The Faculty of History at Oxford is saddened to report the loss of Professor Dame Averil Cameron, who died on 7 April 2026.
Professor Cameron was one of the most distinguished historians of her generation and a scholar whose work reshaped the study of Late Antiquity and Byzantium; she leaves behind an intellectual legacy that has influenced scholars around the world.
Born in Staffordshire in 1940, Averil won a scholarship to Somerville College, Oxford, where she studied Classics. Following a doctorate in Glasgow she was appointed lecturer in classical languages and literature and later Professor of Late Antique and Byzantine History at King's College, London. In 1994, she returned to Oxford as Warden of Keble College, becoming one of the first women to lead a formerly male-only college. She held the position until 2010, and was then Chair of the Oxford Centre for Byzantine Research until her death. Among various honours, she was elected FBA in 1981, CBE in 1999, and DBE in 2006.
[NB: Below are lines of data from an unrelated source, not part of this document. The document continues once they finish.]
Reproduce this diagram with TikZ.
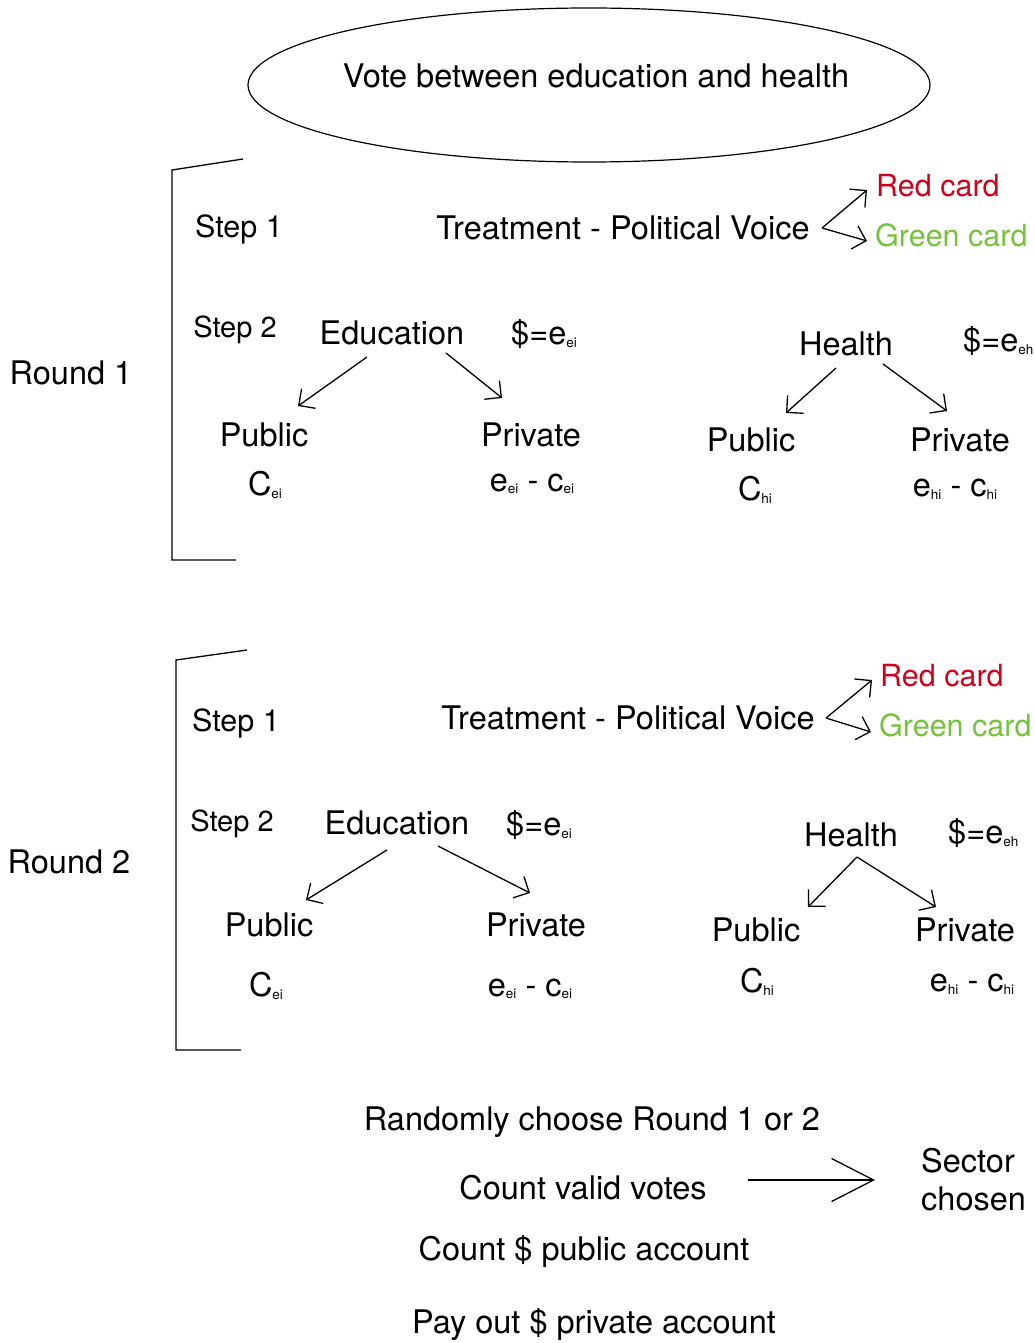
\documentclass[tikz,border=0pt]{standalone}
\usepackage{fontspec}
\setmainfont{TeX Gyre Heros}
\usetikzlibrary{arrows.meta,shapes.geometric}
\definecolor{cred}{RGB}{208,2,27}
\definecolor{cgreen}{RGB}{117,194,60}
\newcommand{\sbx}[1]{\raisebox{-0.08em}{\fontsize{13.5}{13.5}\selectfont #1}}
\begin{document}
\begin{tikzpicture}[x=1pt,y=-1pt,
  txt/.style={font=\fontsize{32.5}{38}\selectfont, inner sep=0pt},
  card/.style={font=\fontsize{30.5}{36}\selectfont, inner sep=0pt, anchor=west},
  stepa/.style={font=\fontsize{30.5}{34}\selectfont, inner sep=0pt},
  stepb/.style={font=\fontsize{29}{33}\selectfont, inner sep=0pt},
  lnk/.style={line width=1.3pt},
  arr/.style={line width=1.3pt, -{Straight Barb[length=12pt,width=24pt]}},
  bigarr/.style={line width=1.3pt, -{Straight Barb[length=42pt,width=43pt]}}]
\useasboundingbox (0,0) rectangle (1035,1343);

% title
\node[draw, ellipse, line width=1.2pt, minimum width=682pt, minimum height=154pt, inner sep=0pt] (vote) at (589,85) {};
\node[txt] (votet) at (596,76) {Vote between education and health};

% ---------- Round 1 ----------
\coordinate (b1a) at (243,159);
\coordinate (b1b) at (172,170);
\coordinate (b1c) at (172,560);
\coordinate (b1d) at (236,560);
\draw[lnk] (b1a) -- (b1b) -- (b1c) -- (b1d);
\node[txt] (r1) at (71,373) {Round 1};
\node[stepa] (r1s1) at (239,229) {Step 1};
\node[txt] (r1tr) at (623,228) {Treatment - Political Voice};
\node[card, text=cred] (r1red) at (876,186) {Red card};
\node[card, text=cgreen] (r1green) at (875,235) {Green card};
\coordinate (r1v) at (822,228);
\coordinate (r1vr) at (867,190);
\coordinate (r1vg) at (867,241);
\draw[arr] (r1v) -- (r1vr);
\draw[arr] (r1v) -- (r1vg);

\node[stepb] (r1s2) at (235,330) {Step 2};
\node[txt] (r1edu) at (392,333) {Education};
\node[txt, anchor=west] (r1ed) at (511,334) {\$=e\sbx{ei}};
\coordinate (r1ea) at (367,357); \coordinate (r1eb) at (298,406);
\coordinate (r1ec) at (446,353); \coordinate (r1ed2) at (502,398);
\draw[arr] (r1ea) -- (r1eb);
\draw[arr] (r1ec) -- (r1ed2);
\node[txt] (r1pub) at (264,435) {Public};
\node[txt] (r1cei) at (265,485) {C\sbx{ei}};
\node[txt] (r1pri) at (531,435) {Private};
\node[txt] (r1ecei) at (532,484) {e\sbx{ei} - c\sbx{ei}};

\node[txt] (r1hea) at (846,344) {Health};
\node[txt, anchor=west] (r1hd) at (963,341) {\$=e\sbx{eh}};
\coordinate (r1ha) at (836,368); \coordinate (r1hb) at (786,413);
\coordinate (r1hc) at (883,364); \coordinate (r1hd2) at (947,411);
\draw[arr] (r1ha) -- (r1hb);
\draw[arr] (r1hc) -- (r1hd2);
\node[txt] (r1hpub) at (751,440) {Public};
\node[txt] (r1chi) at (755,490) {C\sbx{hi}};
\node[txt] (r1hpri) at (960,440) {Private};
\node[txt] (r1echi) at (955,489) {e\sbx{hi} - c\sbx{hi}};

% ---------- Round 2 ----------
\coordinate (b2a) at (247,650);
\coordinate (b2b) at (176,660);
\coordinate (b2c) at (176,1050);
\coordinate (b2d) at (241,1050);
\draw[lnk] (b2a) -- (b2b) -- (b2c) -- (b2d);
\node[txt] (r2) at (69,862) {Round 2};
\node[stepa] (r2s1) at (236,723) {Step 1};
\node[txt] (r2tr) at (628,718) {Treatment - Political Voice};
\node[card, text=cred] (r2red) at (880,676) {Red card};
\node[card, text=cgreen] (r2green) at (879,725) {Green card};
\coordinate (r2v) at (826,718);
\coordinate (r2vr) at (872,680);
\coordinate (r2vg) at (871,732);
\draw[arr] (r2v) -- (r2vr);
\draw[arr] (r2v) -- (r2vg);

\node[stepb] (r2s2) at (232,824) {Step 2};
\node[txt] (r2edu) at (397,823) {Education};
\node[txt, anchor=west] (r2ed) at (506,825) {\$=e\sbx{ei}};
\coordinate (r2ea) at (387,850); \coordinate (r2eb) at (306,900);
\coordinate (r2ec) at (438,846); \coordinate (r2ed2) at (530,893);
\draw[arr] (r2ea) -- (r2eb);
\draw[arr] (r2ec) -- (r2ed2);
\node[txt] (r2pub) at (269,925) {Public};
\node[txt] (r2cei) at (266,986) {C\sbx{ei}};
\node[txt] (r2pri) at (536,925) {Private};
\node[txt] (r2ecei) at (530,989) {e\sbx{ei} - c\sbx{ei}};

\node[txt] (r2hea) at (851,835) {Health};
\node[txt, anchor=west] (r2hd) at (948,833) {\$=e\sbx{eh}};
\coordinate (r2hx) at (857,857);
\coordinate (r2hb) at (808,907);
\coordinate (r2hc) at (936,907);
\draw[arr] (r2hx) -- (r2hb);
\draw[arr] (r2hx) -- (r2hc);
\node[txt] (r2hpub) at (756,930) {Public};
\node[txt] (r2chi) at (757,982) {C\sbx{hi}};
\node[txt] (r2hpri) at (965,930) {Private};
\node[txt] (r2echi) at (972,984) {e\sbx{hi} - c\sbx{hi}};

% ---------- Bottom ----------
\node[txt] (rand) at (592,1122) {Randomly choose Round 1 or 2};
\node[txt] (count) at (583,1188) {Count valid votes};
\node[txt] (pubacc) at (584,1252) {Count \$ public account};
\node[txt] (payout) at (594,1325) {Pay out \$ private account};
\node[txt, anchor=west, align=left] (sector) at (921,1180) {Sector\\chosen};
\coordinate (ba) at (748,1180);
\draw[bigarr, shorten >=46pt] (ba) -- (sector.west);
\end{tikzpicture}
\end{document}
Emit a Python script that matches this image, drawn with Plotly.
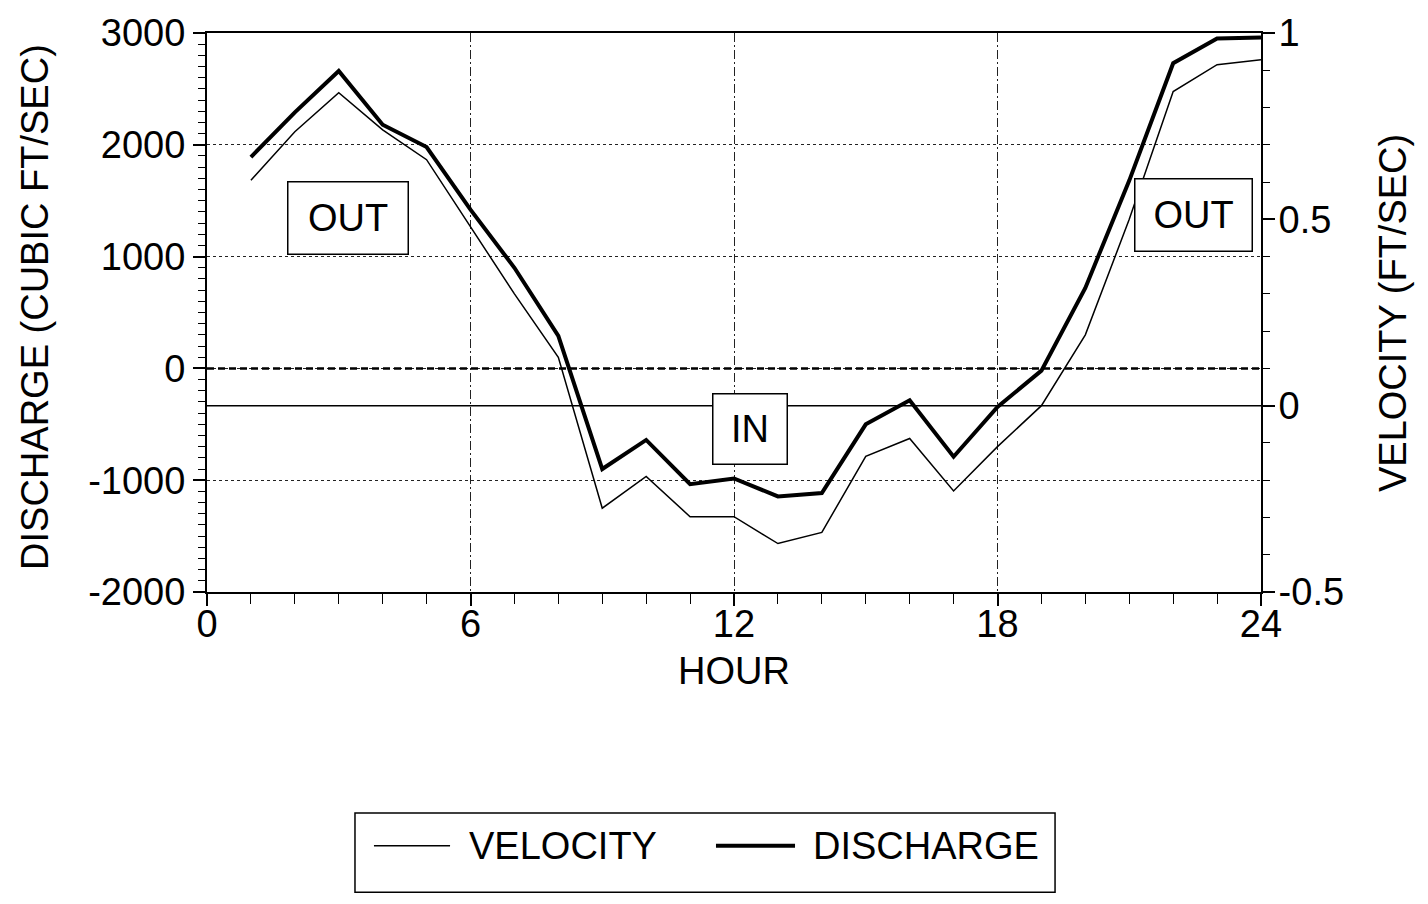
import plotly.graph_objects as go

# Hourly tidal record
hours = list(range(1, 25))
discharge_cfs = [1890, 2290, 2660, 2180, 1980, 1420, 900, 290, -900, -640,
                 -1035, -985, -1145, -1115, -500, -285, -790, -345, -20, 720,
                 1680, 2730, 2950, 2960]
velocity_fps = [0.605, 0.735, 0.84, 0.74, 0.66, 0.48, 0.30, 0.13, -0.275, -0.19,
                -0.298, -0.298, -0.37, -0.34, -0.136, -0.088, -0.229, -0.11, 0.0, 0.19,
                0.50, 0.843, 0.915, 0.928]

hour_ticks = [0, 6, 12, 18, 24]
discharge_ticks = [-2000, -1000, 0, 1000, 2000, 3000]
discharge_ticktext = ["-2000", "-1000", "0", "1000", "2000", "3000"]
velocity_ticks = [-0.5, 0, 0.5, 1]
velocity_ticktext = ["-0.5", "0", "0.5", "1"]

FONT = "Liberation Sans, Arial, Helvetica, sans-serif"
BIG = 38

fig = go.Figure()
fig.add_trace(go.Scatter(x=hours, y=velocity_fps, yaxis="y2", mode="lines",
                         name="VELOCITY", line=dict(color="black", width=1.5)))
fig.add_trace(go.Scatter(x=hours, y=discharge_cfs, mode="lines",
                         name="DISCHARGE", line=dict(color="black", width=4)))

tick_common = dict(ticks="outside", ticklen=12, tickwidth=1.5, tickcolor="black",
                   showline=True, linecolor="black", linewidth=2,
                   tickfont=dict(family=FONT, size=BIG, color="black"),
                   zeroline=False)

fig.update_layout(
    width=1428, height=904,
    margin=dict(l=207, r=167, t=28, b=312),
    paper_bgcolor="white", plot_bgcolor="white",
    showlegend=False,
    font=dict(family=FONT, size=BIG, color="black"),
    xaxis=dict(range=[0, 24], tickmode="array", tickvals=hour_ticks,
               mirror=True, showgrid=True, gridcolor="#222", gridwidth=1,
               griddash="9px,3px,2px,3px", ticklabelstandoff=-15,
               minor=dict(dtick=1, tick0=0, ticks="outside", ticklen=10,
                          tickwidth=1.2, tickcolor="black", showgrid=False),
               **tick_common),
    yaxis=dict(range=[-2000, 3000], tickmode="array", tickvals=discharge_ticks,
               ticktext=discharge_ticktext, mirror=True,
               showgrid=True, gridcolor="#222", gridwidth=1.2, griddash="3px,3px",
               minor=dict(dtick=100, tick0=0, ticks="outside", ticklen=7,
                          tickwidth=1.2, tickcolor="black", showgrid=False),
               **tick_common),
    yaxis2=dict(range=[-0.5, 1], overlaying="y", side="right",
                tickmode="array", tickvals=velocity_ticks, ticktext=velocity_ticktext,
                showgrid=False, ticklabelstandoff=-4,
                minor=dict(dtick=0.1, tick0=0, ticks="outside", ticklen=7,
                           tickwidth=1.2, tickcolor="black", showgrid=False),
                **tick_common),
)

# Reference lines: zero discharge (dashed) and zero velocity (solid)
fig.add_shape(type="line", xref="x", yref="y", x0=0, x1=24, y0=0, y1=0,
              line=dict(color="black", width=2.5, dash="7px,4px"))
fig.add_shape(type="line", xref="x", yref="y2", x0=0, x1=24, y0=0, y1=0,
              line=dict(color="black", width=1.5))

# Flow direction labels
box = dict(font=dict(family=FONT, size=BIG, color="black"), showarrow=False,
           bordercolor="black", borderwidth=1.5, bgcolor="white", borderpad=1)
fig.add_annotation(x=3.2, y=1343, xref="x", yref="y", text="OUT",
                   width=117, height=69, **box)
fig.add_annotation(x=22.47, y=1370, xref="x", yref="y", text="OUT",
                   width=114, height=69, **box)
fig.add_annotation(x=12.375, y=-545, xref="x", yref="y", text="IN",
                   width=71, height=67, **box)

# Axis titles
title_font = dict(family=FONT, size=BIG, color="black")
fig.add_annotation(x=-0.1632, y=0.51, xref="paper", yref="paper",
                   text="DISCHARGE (CUBIC FT/SEC)", textangle=-90,
                   xanchor="center", yanchor="middle", showarrow=False, font=title_font)
fig.add_annotation(x=1.1252, y=0.499, xref="paper", yref="paper",
                   text="VELOCITY (FT/SEC)", textangle=-90,
                   xanchor="center", yanchor="middle", showarrow=False, font=title_font)
fig.add_annotation(x=0.5, y=-0.1418, xref="paper", yref="paper", text="HOUR",
                   xanchor="center", yanchor="middle", showarrow=False, font=title_font)

# Legend box
fig.add_shape(type="rect", xref="paper", yref="paper",
              x0=0.1404, x1=0.8046, y0=-0.5372, y1=-0.3954,
              line=dict(color="black", width=1.5), fillcolor="white")
legend_y = -0.4539
fig.add_shape(type="line", xref="paper", yref="paper",
              x0=0.1584, x1=0.2306, y0=legend_y, y1=legend_y,
              line=dict(color="black", width=1.5))
fig.add_shape(type="line", xref="paper", yref="paper",
              x0=0.4829, x1=0.5579, y0=legend_y, y1=legend_y,
              line=dict(color="black", width=4))
fig.add_annotation(x=0.2466, y=legend_y, xref="paper", yref="paper", text="VELOCITY",
                   xanchor="left", yanchor="middle", showarrow=False, font=title_font)
fig.add_annotation(x=0.5730, y=legend_y, xref="paper", yref="paper", text="DISCHARGE",
                   xanchor="left", yanchor="middle", showarrow=False, font=title_font)

fig.write_html("out.html")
Averil’s career was defined by an extraordinary breadth of learning combined with clarity of thought and expression. Her books—which included Christianity and the Rhetoric of Empire, biographies of Agathias and Procopius, and studies of Byzantine dialogue—also included volumes for the general reader, such as The Byzantines, The Mediterranean World in Late Antiquity, Byzantine Christianity and most recently Byzantine Matters. Remarkably, Variorum published no fewer than four separate volumes of her scholarly articles and essays. She also co-edited three volumes of the highly regarded Cambridge Ancient History, ultimately linking the second century with the seventh. A memoir of her extraordinary, pioneering career—Transitions: A Historian’s Memoir—appeared in 2024.
Unlike many mainstream scholars of her time, for whom the Eastern Roman Empire was a peripheral, niche subject, Averil treated the Byzantine world as central to the significance of European, western, and even global histories. She insisted too on the discipline of identifying change between periods and regions, as well as on a theoretically engaged treatment of primary sources, especially (but not only) when it came to matters concerning religion, gender, and power.
Averil was a much-admired member of the large community of students, researchers, senior scholars and emeriti at Oxford, as well as a popular one. She was a fixture at seminars, lectures, and conferences, and played a key role in the fund-raising to secure posts that has cemented Oxford’s role as one of, if not the, most important centres of learning for Late Antique and Byzantine Studies in the world.
Those who knew Dame Averil will remember not only her formidable intellect, but also her warmth, wit, and generosity. She was greatly admired as a scholar, a colleague, and a friend.